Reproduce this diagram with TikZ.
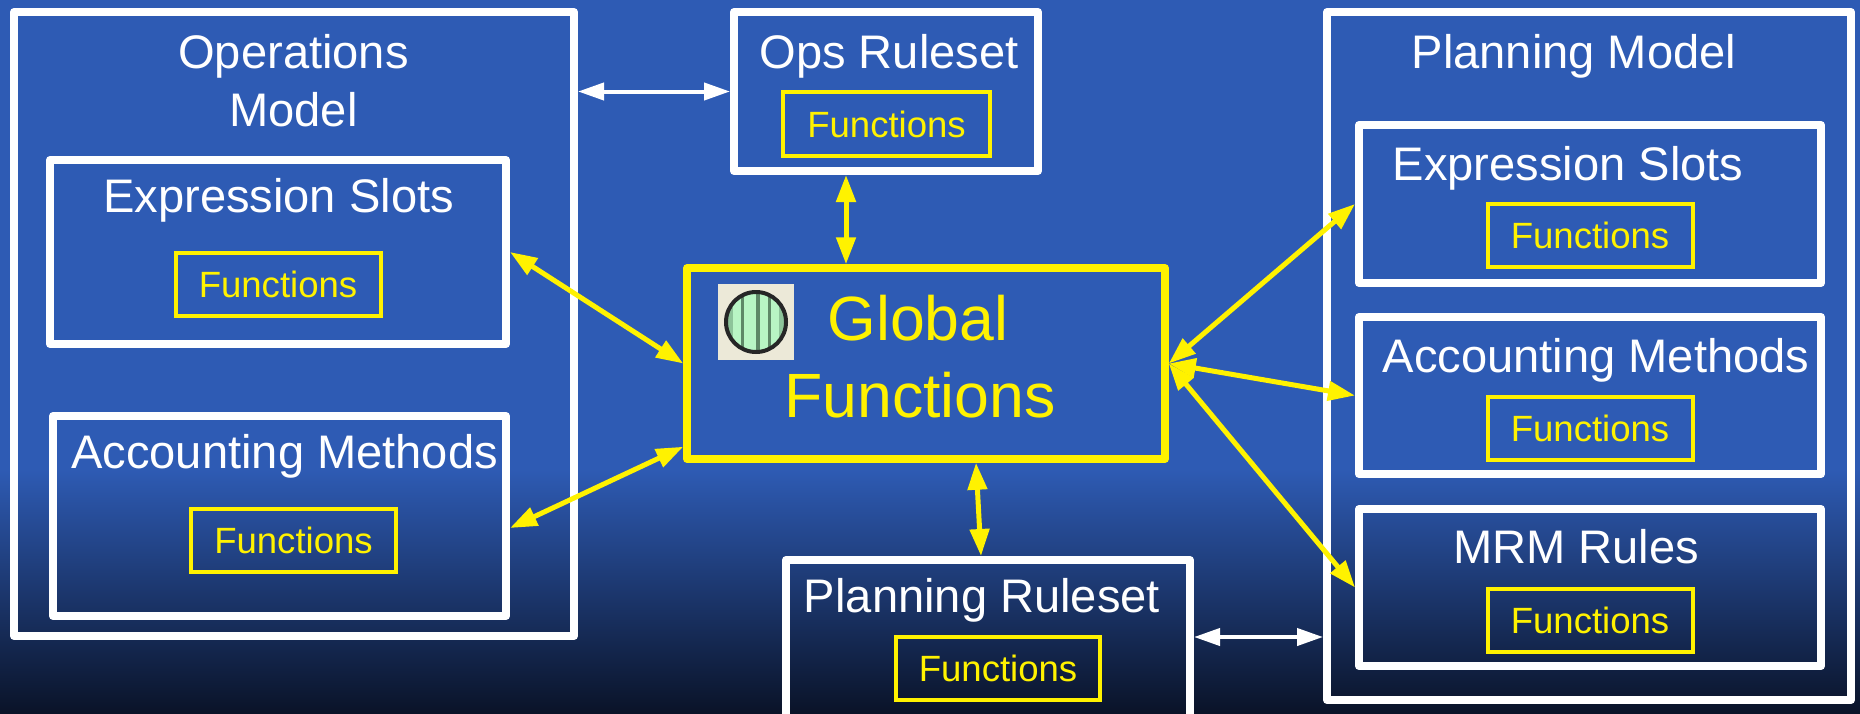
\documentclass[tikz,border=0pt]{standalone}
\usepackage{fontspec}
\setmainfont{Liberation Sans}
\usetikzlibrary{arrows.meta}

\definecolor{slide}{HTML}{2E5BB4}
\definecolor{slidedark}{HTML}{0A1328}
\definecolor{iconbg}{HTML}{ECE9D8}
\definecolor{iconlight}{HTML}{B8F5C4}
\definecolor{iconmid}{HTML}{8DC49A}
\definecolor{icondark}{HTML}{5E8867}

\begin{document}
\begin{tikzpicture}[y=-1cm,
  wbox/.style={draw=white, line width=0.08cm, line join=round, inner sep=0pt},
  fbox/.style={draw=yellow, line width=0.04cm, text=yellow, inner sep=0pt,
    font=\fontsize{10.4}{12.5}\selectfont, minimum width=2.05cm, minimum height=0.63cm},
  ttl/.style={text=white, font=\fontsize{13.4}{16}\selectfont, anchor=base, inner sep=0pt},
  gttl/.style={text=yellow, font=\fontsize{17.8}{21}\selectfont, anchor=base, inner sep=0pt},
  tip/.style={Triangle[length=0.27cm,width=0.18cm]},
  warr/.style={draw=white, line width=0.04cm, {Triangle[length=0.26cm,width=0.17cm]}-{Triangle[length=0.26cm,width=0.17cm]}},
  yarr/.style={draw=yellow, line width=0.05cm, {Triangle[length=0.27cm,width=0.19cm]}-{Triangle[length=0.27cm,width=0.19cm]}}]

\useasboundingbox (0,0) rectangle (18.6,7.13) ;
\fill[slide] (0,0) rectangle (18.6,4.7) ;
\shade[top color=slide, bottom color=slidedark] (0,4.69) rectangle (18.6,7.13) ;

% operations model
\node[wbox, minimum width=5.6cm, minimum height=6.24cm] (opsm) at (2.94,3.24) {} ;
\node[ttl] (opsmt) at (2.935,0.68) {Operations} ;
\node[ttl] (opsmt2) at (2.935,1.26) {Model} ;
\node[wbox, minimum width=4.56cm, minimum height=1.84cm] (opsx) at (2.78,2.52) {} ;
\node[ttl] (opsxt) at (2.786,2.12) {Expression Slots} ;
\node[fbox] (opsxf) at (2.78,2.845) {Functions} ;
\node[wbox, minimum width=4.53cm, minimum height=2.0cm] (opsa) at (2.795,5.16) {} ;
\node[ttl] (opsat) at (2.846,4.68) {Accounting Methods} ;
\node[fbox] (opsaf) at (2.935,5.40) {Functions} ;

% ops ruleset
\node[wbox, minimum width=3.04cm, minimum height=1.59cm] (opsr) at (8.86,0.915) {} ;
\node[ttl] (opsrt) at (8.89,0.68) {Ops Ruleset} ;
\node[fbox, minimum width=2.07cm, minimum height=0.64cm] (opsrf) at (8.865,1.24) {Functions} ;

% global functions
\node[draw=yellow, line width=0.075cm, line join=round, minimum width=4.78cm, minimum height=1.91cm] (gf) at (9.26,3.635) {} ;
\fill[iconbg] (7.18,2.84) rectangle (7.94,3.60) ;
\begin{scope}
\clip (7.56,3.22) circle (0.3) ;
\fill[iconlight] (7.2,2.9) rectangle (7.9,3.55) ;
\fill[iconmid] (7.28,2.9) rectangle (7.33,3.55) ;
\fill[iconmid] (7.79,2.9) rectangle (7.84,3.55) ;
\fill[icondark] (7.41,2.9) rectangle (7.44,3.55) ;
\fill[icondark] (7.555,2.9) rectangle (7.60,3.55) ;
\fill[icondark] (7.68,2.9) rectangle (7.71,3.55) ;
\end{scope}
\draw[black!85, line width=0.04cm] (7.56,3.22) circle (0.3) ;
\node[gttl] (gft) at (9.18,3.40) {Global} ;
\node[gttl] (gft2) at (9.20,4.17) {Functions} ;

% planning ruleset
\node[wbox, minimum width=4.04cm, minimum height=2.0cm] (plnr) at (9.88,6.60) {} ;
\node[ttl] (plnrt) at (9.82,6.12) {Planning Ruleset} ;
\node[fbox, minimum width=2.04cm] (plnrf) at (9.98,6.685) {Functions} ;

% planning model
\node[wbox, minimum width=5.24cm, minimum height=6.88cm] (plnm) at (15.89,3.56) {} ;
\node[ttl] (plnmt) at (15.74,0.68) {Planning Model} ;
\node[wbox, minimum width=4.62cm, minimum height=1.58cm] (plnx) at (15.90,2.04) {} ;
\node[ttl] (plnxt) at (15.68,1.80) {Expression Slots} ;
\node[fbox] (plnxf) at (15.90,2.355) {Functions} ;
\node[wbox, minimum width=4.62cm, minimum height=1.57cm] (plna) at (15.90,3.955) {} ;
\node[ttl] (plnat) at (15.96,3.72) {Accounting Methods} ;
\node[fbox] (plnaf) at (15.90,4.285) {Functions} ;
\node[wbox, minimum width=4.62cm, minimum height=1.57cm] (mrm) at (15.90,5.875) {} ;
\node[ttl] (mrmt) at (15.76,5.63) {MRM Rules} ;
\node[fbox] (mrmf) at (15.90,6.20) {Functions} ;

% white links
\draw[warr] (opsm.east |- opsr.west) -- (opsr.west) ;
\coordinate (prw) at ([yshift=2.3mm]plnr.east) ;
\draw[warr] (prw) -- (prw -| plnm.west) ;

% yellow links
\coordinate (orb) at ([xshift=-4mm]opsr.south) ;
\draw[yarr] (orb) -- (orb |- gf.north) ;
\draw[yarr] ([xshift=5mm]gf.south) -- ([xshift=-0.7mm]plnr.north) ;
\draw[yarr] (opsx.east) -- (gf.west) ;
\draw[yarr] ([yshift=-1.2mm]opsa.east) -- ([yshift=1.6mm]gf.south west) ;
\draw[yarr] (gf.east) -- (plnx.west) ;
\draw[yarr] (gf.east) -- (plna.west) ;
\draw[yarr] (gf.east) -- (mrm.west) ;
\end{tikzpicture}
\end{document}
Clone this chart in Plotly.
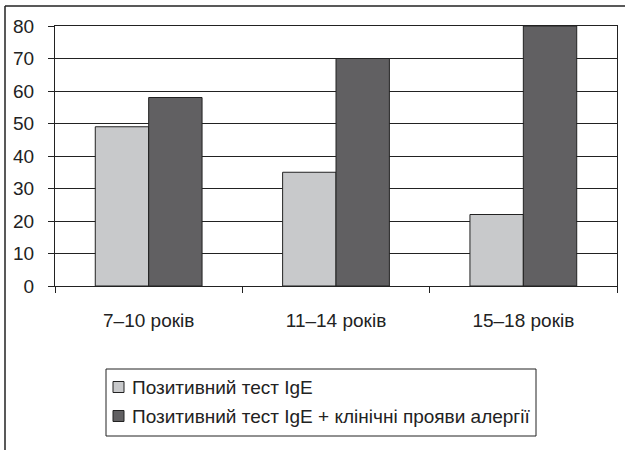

----------

What is expected:
Return exactly what appears from the opening line of the material through the line with "(0,4.69) rectangle (18.6,7.13) ;", apart from the pictures.

Response below:
Reproduce this diagram with TikZ.
\documentclass[tikz,border=0pt]{standalone}
\usepackage{fontspec}
\setmainfont{Liberation Sans}
\usetikzlibrary{arrows.meta}

\definecolor{slide}{HTML}{2E5BB4}
\definecolor{slidedark}{HTML}{0A1328}
\definecolor{iconbg}{HTML}{ECE9D8}
\definecolor{iconlight}{HTML}{B8F5C4}
\definecolor{iconmid}{HTML}{8DC49A}
\definecolor{icondark}{HTML}{5E8867}

\begin{document}
\begin{tikzpicture}[y=-1cm,
  wbox/.style={draw=white, line width=0.08cm, line join=round, inner sep=0pt},
  fbox/.style={draw=yellow, line width=0.04cm, text=yellow, inner sep=0pt,
    font=\fontsize{10.4}{12.5}\selectfont, minimum width=2.05cm, minimum height=0.63cm},
  ttl/.style={text=white, font=\fontsize{13.4}{16}\selectfont, anchor=base, inner sep=0pt},
  gttl/.style={text=yellow, font=\fontsize{17.8}{21}\selectfont, anchor=base, inner sep=0pt},
  tip/.style={Triangle[length=0.27cm,width=0.18cm]},
  warr/.style={draw=white, line width=0.04cm, {Triangle[length=0.26cm,width=0.17cm]}-{Triangle[length=0.26cm,width=0.17cm]}},
  yarr/.style={draw=yellow, line width=0.05cm, {Triangle[length=0.27cm,width=0.19cm]}-{Triangle[length=0.27cm,width=0.19cm]}}]

\useasboundingbox (0,0) rectangle (18.6,7.13) ;
\fill[slide] (0,0) rectangle (18.6,4.7) ;
\shade[top color=slide, bottom color=slidedark] (0,4.69) rectangle (18.6,7.13) ;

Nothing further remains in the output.